Go Native: Growing a Native Hawaiian Urban Forest Project

Hawai'i Forest Institute Awarded Atherton Family Foundation Grant

The Hawai‘i Forest Institute (HFI) has been awarded a $10,000 grant to encourage Hawaii’s residents and businesses to grow native Hawaiian and Polynesian-introduced (“canoe”) plants, as well as to increase public awareness of the value and benefits of planting native plants and trees.  The grant is funded by the Atherton Family Foundation.  The project was launched in 2020 with a grant of $8,979 from the Kaulunani Urban and Community Forestry Program of the DLNR Division of Forestry and Wildlife; and State and Private Forestry, branch of the USDA Forest Service, Region 5.

Promoting the growth of Native Hawaiian Plants

The Go Native: Growing a Native Hawaiian Urban Forest project will promote the growing of Native Hawaiian and “canoe” plants by creating a series of videos and a quick reference guide. The videos will target a non-technical audience and will walk the viewer through the stages of creating or converting their landscape to native and/or Polynesian-introduced plants. The guide will teach gardeners, landscape architects, and others to identify the different native plants most suitable to their climate zone, personal tastes, gardening experience, and other factors.

Go Native

Kipuka is the Long Term Goal

“Our long-term goal is to create a series of kipuka or micro-forests within the urban and suburban core,” says HFI’s President, Dr. Travis Idol. “Once we convince enough homeowners, renters, businesses and landscape architects to use more native Hawaiian and canoe plants in their landscaping, these Hawaiian gardens can collectively become a human-made surrogate for the natural forests that once existed in abundance, particularly in dryland and mesic areas.” Dr. Idol is Professor of Tropical Forestry and Agroforestry at the University of Hawaii at Manoa’s Department of Natural Resources and Environmental Management.

Continuing kokua from the Atherton Family Foundation

The funding from the Atherton Family Foundation is supporting ongoing work including the quick reference guide, tentatively called the #GoNativeHawaii Growing Guide.  The guide will allow users to look up their growing zone to find recommended combinations of plants that they can grow in their zone and are more likely to flourish.  It will also recommend plants based on other considerations such as the type of space and landscape function, and it will provide sample garden plans.


“We think of it as providing ‘cookie cutter recipes’ yet enabling people to substitute some ingredients (plants) in case they want more or less of a particular ‘taste’,” says Paul Arinaga, Go Native Project Manager.

Sub-Project and Contests for Homeowners to Showcase and Inspire Others

To augment the guide and to show people what can be done, HFI has started a sub-project to document sites around the state where people are growing native Hawaiian plants, sometimes in combination with canoe plants.  In addition, HFI has plans to launch a contest so homeowners can show off their native Hawaiian landscaping and inspire others.

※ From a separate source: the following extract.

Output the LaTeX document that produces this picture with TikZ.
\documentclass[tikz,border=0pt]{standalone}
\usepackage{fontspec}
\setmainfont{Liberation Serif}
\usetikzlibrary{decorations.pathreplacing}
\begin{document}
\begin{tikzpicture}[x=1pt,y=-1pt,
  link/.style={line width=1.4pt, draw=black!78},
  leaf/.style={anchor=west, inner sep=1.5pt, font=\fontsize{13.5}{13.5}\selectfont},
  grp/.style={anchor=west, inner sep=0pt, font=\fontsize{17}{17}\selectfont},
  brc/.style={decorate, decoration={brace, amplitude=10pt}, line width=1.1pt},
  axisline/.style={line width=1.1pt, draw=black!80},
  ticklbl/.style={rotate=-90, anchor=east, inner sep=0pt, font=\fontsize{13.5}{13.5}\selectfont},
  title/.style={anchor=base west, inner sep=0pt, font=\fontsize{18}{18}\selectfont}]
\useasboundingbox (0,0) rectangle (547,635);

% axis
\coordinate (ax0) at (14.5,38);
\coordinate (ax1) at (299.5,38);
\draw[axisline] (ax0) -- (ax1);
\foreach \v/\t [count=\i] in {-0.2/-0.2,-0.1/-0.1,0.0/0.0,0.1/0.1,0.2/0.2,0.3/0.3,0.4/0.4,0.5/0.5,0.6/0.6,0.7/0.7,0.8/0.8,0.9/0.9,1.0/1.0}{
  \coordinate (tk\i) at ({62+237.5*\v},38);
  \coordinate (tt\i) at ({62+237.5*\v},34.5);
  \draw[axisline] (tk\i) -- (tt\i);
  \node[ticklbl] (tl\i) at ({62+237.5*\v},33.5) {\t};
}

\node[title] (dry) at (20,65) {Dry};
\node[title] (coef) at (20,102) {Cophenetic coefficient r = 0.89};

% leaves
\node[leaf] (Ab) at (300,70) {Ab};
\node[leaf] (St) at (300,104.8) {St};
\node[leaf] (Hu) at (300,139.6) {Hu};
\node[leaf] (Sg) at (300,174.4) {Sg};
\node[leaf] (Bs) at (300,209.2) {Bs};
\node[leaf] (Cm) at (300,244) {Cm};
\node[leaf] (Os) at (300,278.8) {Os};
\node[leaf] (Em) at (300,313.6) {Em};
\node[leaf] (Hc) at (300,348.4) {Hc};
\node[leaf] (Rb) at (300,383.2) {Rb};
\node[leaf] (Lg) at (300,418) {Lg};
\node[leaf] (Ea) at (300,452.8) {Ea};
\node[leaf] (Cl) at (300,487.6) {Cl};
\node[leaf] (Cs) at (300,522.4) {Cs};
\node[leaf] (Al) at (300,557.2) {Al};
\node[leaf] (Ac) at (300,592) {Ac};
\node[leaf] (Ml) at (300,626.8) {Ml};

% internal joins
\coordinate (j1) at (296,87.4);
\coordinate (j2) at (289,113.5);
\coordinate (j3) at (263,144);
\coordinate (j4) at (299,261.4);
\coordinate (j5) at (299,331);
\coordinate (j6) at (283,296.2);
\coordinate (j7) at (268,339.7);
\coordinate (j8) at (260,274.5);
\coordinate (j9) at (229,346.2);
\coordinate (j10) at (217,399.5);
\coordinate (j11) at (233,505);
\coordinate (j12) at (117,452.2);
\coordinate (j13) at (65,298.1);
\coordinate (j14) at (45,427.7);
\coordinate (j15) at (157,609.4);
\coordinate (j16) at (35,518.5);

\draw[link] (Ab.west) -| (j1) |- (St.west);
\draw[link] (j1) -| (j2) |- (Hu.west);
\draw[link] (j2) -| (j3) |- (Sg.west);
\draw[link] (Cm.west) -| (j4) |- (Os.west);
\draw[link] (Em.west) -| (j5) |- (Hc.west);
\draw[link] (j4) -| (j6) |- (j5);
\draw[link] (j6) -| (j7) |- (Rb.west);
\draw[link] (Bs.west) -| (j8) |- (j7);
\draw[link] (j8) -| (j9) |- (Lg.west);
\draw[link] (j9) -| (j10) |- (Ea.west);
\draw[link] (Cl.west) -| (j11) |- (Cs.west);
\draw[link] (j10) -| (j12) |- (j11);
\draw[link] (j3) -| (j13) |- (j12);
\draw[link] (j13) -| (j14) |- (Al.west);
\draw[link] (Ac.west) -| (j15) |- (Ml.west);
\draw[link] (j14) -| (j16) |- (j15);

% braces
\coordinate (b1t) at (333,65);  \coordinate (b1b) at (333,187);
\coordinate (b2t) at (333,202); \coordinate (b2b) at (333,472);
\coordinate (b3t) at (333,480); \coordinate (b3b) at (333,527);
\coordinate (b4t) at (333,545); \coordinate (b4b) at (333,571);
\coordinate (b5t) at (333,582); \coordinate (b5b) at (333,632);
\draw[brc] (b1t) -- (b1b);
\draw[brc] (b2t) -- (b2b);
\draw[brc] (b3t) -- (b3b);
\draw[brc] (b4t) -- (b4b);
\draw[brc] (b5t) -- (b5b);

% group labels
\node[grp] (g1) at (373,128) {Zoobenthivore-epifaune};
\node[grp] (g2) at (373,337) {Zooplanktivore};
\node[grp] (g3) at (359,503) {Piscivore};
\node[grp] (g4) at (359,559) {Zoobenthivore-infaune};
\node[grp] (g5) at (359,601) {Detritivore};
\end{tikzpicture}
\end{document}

The Native Hawaiian Urban Forest Network will offer innumerable benefits to Hawaii’s people and to the aina such as providing a refuge for native animals; wildlife corridors for native invertebrates, birds and bats; preserving genetic variation within plant and animal species; and enhancing cultural and spiritual links with the past.  Creating the Native Hawaiian Urban Forest Network could also help to increase the redundancy, representation and resiliency of existing natural forests.  In addition, native plants may have a role to play in a world impacted by climate change.

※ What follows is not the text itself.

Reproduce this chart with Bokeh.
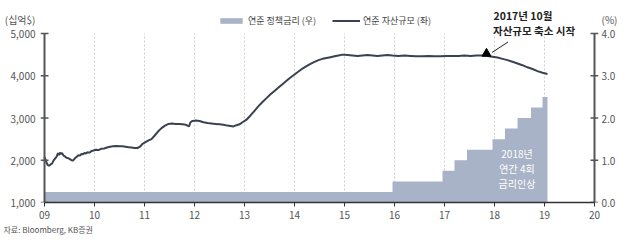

Restoration of Native Hawaiian Plants Play Vital Role in Economy

“Contrary to common perception, there are native Hawaiian plants – particularly coastal and dryland plants – that can survive in harsh and urban conditions,” says Dr. Idol.


Restoring native Hawaiian plants also has economic implications.  Numerous experts interviewed by HFI have noted that the version of tropical or sub-tropical landscaping presented to tourists is often a generic one.  A tourist can travel all over the world and see the same homogenized version of “tropical paradise” that uses non-native plants such as Monstera.  At a time when Hawai‘i is searching for a new model of tourism – and tourists are looking for authentic experiences – native Hawaiian and canoe plants have an important role to play.

Perhaps Hawai‘i visitors would be interested in learning about plants that cannot be found anywhere else in the world.  “Our native flora and fauna can play an important role in marketing Hawai‘i as a truly unique destination,” says Heather Simmons, HFI’s Executive Director.